In 2011, according to the American Society of Plastic Surgeons, 13.8 million cosmetic plastic surgeries were performed in the United States. The following year, 2012, saw that number increase to 14.6 million. Everyone knows that there are physical benefits to cosmetic or aesthetic surgery, whether it is the removal of a birthmark or other physical imperfection, or the body contouring of liposuction or even breast augmentation. You can see those benefits evident every time you look in the mirror, and you can see it in the faces of those who have known you for years. What is harder to measure, but just as important, are the psychological benefits that a woman can gain through these procedures.

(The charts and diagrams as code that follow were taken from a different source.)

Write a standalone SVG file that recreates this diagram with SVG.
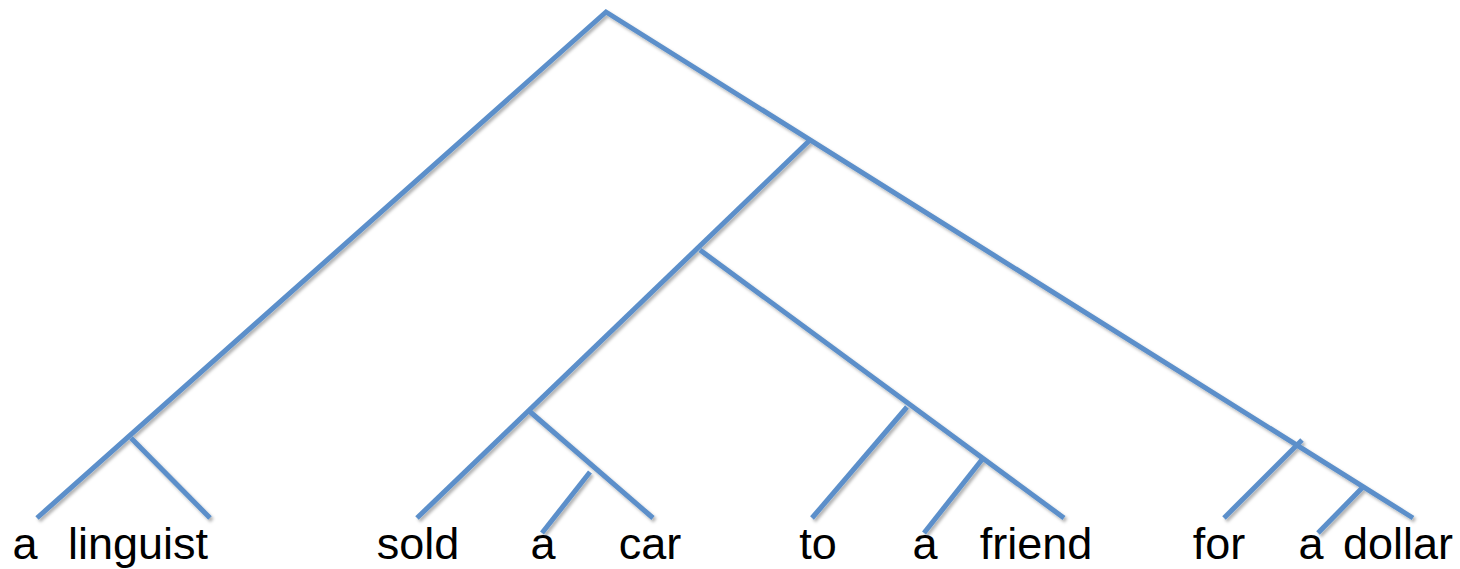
<svg xmlns="http://www.w3.org/2000/svg" width="1460" height="569" viewBox="0 0 1460 569">
<defs>
<style>
.e{stroke:#5b8fca;stroke-width:5;fill:none;stroke-linecap:butt}
.w{font-family:"Liberation Sans",Arial,sans-serif;font-size:45px;fill:#000;text-anchor:middle}
</style>
<filter id="sh" x="-5%" y="-5%" width="110%" height="110%">
<feDropShadow dx="2" dy="2.5" stdDeviation="1.5" flood-color="#000" flood-opacity="0.3"/>
</filter>
</defs>
<g id="connectors" filter="url(#sh)">
<polyline class="e" points="37,518 606,12 1413,518"/>
<line class="e" x1="131" y1="438" x2="210" y2="518"/>
<line class="e" x1="810" y1="140" x2="417" y2="518"/>
<line class="e" x1="700" y1="250" x2="1064" y2="518"/>
<line class="e" x1="907" y1="407" x2="812" y2="518"/>
<line class="e" x1="984" y1="457" x2="924" y2="533"/>
<line class="e" x1="528" y1="410" x2="653" y2="518"/>
<line class="e" x1="590" y1="472" x2="542" y2="533"/>
<line class="e" x1="1302" y1="440" x2="1224" y2="518"/>
<line class="e" x1="1363" y1="487" x2="1318" y2="533"/>
</g>
<g id="n-a1"><text class="w" x="25" y="559">a</text></g>
<g id="n-linguist"><text class="w" x="138" y="559">linguist</text></g>
<g id="n-sold"><text class="w" x="418" y="559">sold</text></g>
<g id="n-a2"><text class="w" x="543" y="559">a</text></g>
<g id="n-car"><text class="w" x="650" y="559">car</text></g>
<g id="n-to"><text class="w" x="818" y="559">to</text></g>
<g id="n-a3"><text class="w" x="925" y="559">a</text></g>
<g id="n-friend"><text class="w" x="1036" y="559">friend</text></g>
<g id="n-for"><text class="w" x="1219" y="559">for</text></g>
<g id="n-a4"><text class="w" x="1311" y="559">a</text></g>
<g id="n-dollar"><text class="w" x="1398" y="559">dollar</text></g>
</svg>
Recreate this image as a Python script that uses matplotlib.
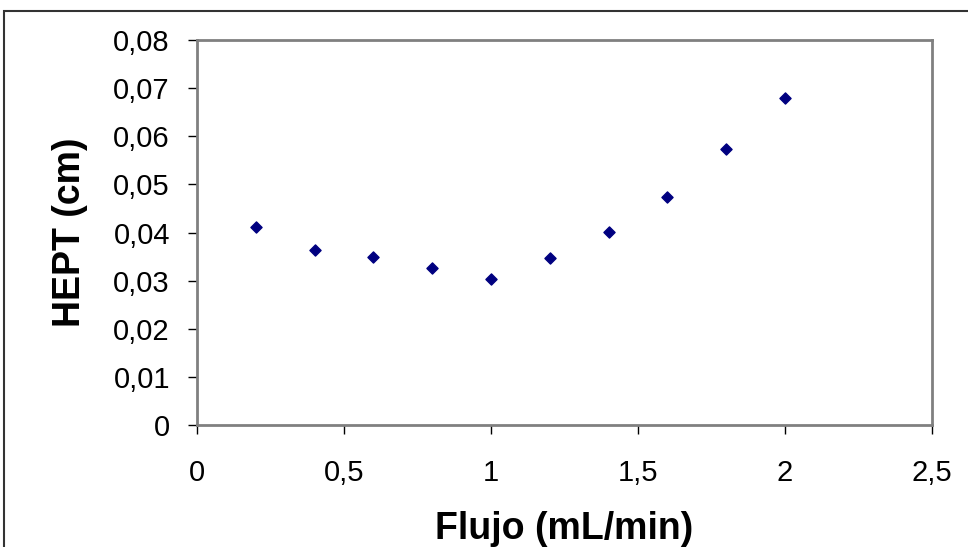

A number of clinical studies have been conducted in this area, from sources ranging from aesthetic surgery associations to psychological institutions, and the results, to say the least, are staggering.
Understanding Body Image
In psychology, the term “Body Image” is used a lot to describe a person’s cognitive perception of their own body. That cognitive perception is often much more incriminating than the reality, but the saying “we are our own harshest critics” holds as much truth as any cliche’ used today. How we look to ourselves is just as important – perhaps even more so – than how we look to others. If we are unhappy with our appearance, it shows both in our personality and the way we interact with others. We want to look like our ideal self, whether that means the removal of that facial imperfection, or the sculpting of our bodies.
The Numbers Don’t Lie
To illustrate this point, one particular study conducted in 2005 centered around 84 women between the ages of 20-58 who were scheduled to have body-sculpting surgery for cosmetic purposes only. They were surveyed prior to their surgeries in regards to their self esteem and sexuality. Three months after the procedure, they were provided with the same survey questions. The women who underwent the procedure saw their self esteem increase an average of 20.2 percent, while their sexual function scores increased on average by 15.4 percent. The mind holds a lot of power, and that power is usually the determining factor in how satisfied we are with ourselves. If we’re happy with the way we look, we tend to be a lot happier with who we are.